6. Conclusions and Future Work

Text similarity calculation is a fundamental task for many high-level artificial intelligence applications, such as text clustering, text summarization, and Q&A. Traditional similarity calculations are conducted in terms of either making two similar texts close in a high-dimensional space (supervised methods) or measuring the number of concurrent words shared by two texts (unsupervised methods). They ignore a fact that, in many scenarios, text is used to record events. Text similarity is mostly decided by whether two texts mention the same core event or not. This paper just proposes a novel text similarity calculation via constructing an event connection graph to disclose the core event mentioned in one text. To better model the relations among events, we tune the vectors of the triggers to detect related events and link them in the event connection graph. This approach can locate the core event more accurately. The nodes which can represent the core event are chosen and utilized to measure text similarity. Moreover, we adopt graph embedding to tune the vectors of the chosen nodes to integrate the global information carried by the entire text into the chosen nodes. This way can further boost the performance of our calculation. Experimental results prove the high performance of our similarity calculation.

Though our paper can combine the merits from supervised and unsupervised similarity calculations and can be applied in many text-related downstream applications which need text similarity as their component. Our calculation has time issue needed to be further solved. In particular, our calculation needs to form a passage-level event representation. This kind of operation needs extra time. Thus, though our calculation has higher accuracy, it is not fit to online applications, especially some time-insensitive applications.

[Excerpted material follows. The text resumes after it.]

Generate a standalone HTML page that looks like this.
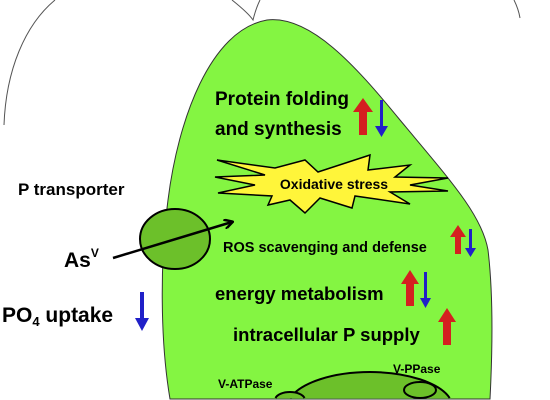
<!DOCTYPE html>
<html><head><meta charset="utf-8"><style>
html,body{margin:0;padding:0;background:#fff;width:550px;height:400px;overflow:hidden;}
svg{display:block;font-family:"Liberation Sans",sans-serif;font-weight:bold;overflow:hidden;}
</style></head><body>
<svg width="550" height="400" viewBox="0 0 550 400">
<defs>
<marker id="ah" markerWidth="10" markerHeight="10" refX="8" refY="5" orient="auto" markerUnits="userSpaceOnUse"><path d="M0,0 L9,5 L0,10" fill="none" stroke="#000" stroke-width="2.5"/></marker>
</defs>
<g fill="none" stroke="#555" stroke-width="1">
<path d="M4,125 C6,70 25,25 55,0"/>
<path d="M232,0 C242,8 249,14 253,20 C255,12 257,6 260,0"/>
<path d="M514,0 C517,6 519,12 520,18"/>
</g>
<path d="M267,20 C310,15 355,65 400,120 C450,180 482,215 488,250 C494,300 492,360 490,399 L170,399 C160,340 160,260 168,200 C178,120 210,30 267,20 Z" fill="#84f542" stroke="#333" stroke-width="1"/>
<g stroke="#000" stroke-width="2" fill="#6cc02a">
<path d="M290.3,398 A83,36 0 0 1 449.7,398"/>
<ellipse cx="420" cy="390" rx="16" ry="8"/>
<path d="M275.5,398 A15,8 0 0 1 304.5,398"/>
</g>
<text x="218" y="388" font-size="12">V-ATPase</text>
<text x="393" y="373" font-size="12">V-PPase</text>
<text x="215" y="105" font-size="19">Protein folding</text>
<text x="215" y="135" font-size="19">and synthesis</text>
<polygon fill="#fff53a" stroke="#000" stroke-width="1.5" points="217,160 275,168 305,160 318,172 370,155 368,170 410,165 395,177 448,178 410,185 448,191 390,192 410,204 355,196 352,208 320,198 305,213 290,200 268,205 272,196 218,193 255,185 215,177 265,175"/>
<text x="334" y="189" font-size="14" text-anchor="middle">Oxidative stress</text>
<text x="18" y="195" font-size="17">P transporter</text>
<ellipse cx="175" cy="239" rx="35" ry="30" fill="#6cc02a" stroke="#000" stroke-width="2"/>
<line x1="113" y1="258" x2="232" y2="222" stroke="#000" stroke-width="2.5" marker-end="url(#ah)"/>
<text x="64" y="267" font-size="21">As<tspan font-size="12" dy="-10">V</tspan></text>
<text x="2" y="322" font-size="21">PO<tspan font-size="13" dy="4">4</tspan><tspan dy="-4"> uptake</tspan></text>
<text x="223" y="252" font-size="14.5">ROS scavenging and defense</text>
<text x="215" y="300" font-size="18.5">energy metabolism</text>
<text x="233" y="341" font-size="18.5">intracellular P supply</text>
<g>
<path d="M363,98 L373,112 L367,112 L367,135 L359,135 L359,112 L353,112 Z" fill="#d42020"/>
<path d="M380,100 L383,100 L383,126 L388,126 L381.5,137 L375,126 L380,126 Z" fill="#2020c8"/>
<path d="M458,225 L466,237 L461,237 L461,254 L455,254 L455,237 L450,237 Z" fill="#d42020"/>
<path d="M469,229 L472,229 L472,248 L476,248 L470.5,257 L465,248 L469,248 Z" fill="#2020c8"/>
<path d="M410,270 L419,284 L414,284 L414,306 L406,306 L406,284 L401,284 Z" fill="#d42020"/>
<path d="M424,272 L427,272 L427,298 L431,298 L425.5,308 L420,298 L424,298 Z" fill="#2020c8"/>
<path d="M447,308 L456,322 L451,322 L451,345 L443,345 L443,322 L438,322 Z" fill="#d42020"/>
<path d="M140,292 L144,292 L144,318 L149,318 L142,331 L135,318 L140,318 Z" fill="#2020c8"/>
</g>
</svg>
</body></html>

One issue needed to be mentioned is that, to link semantically similar triggers to let our event connection graph cover more relations among events, we need to predefine a threshold to decide whether two triggers are similar or not. As shown in the experiments, this parameter setting is not optimal for some corpus. It is chosen via balancing the results across all the testing corpora. Therefore, in the future work, we hope to set it dynamically. The other work we hope to carry out is to improve efficiency. The process of graph construction is time-consuming. We hope to construct some template graphs at advance. During the calculating stage, we choose the corresponding template graph via some matching score and complete the matched template graph using some specific words chosen from input text.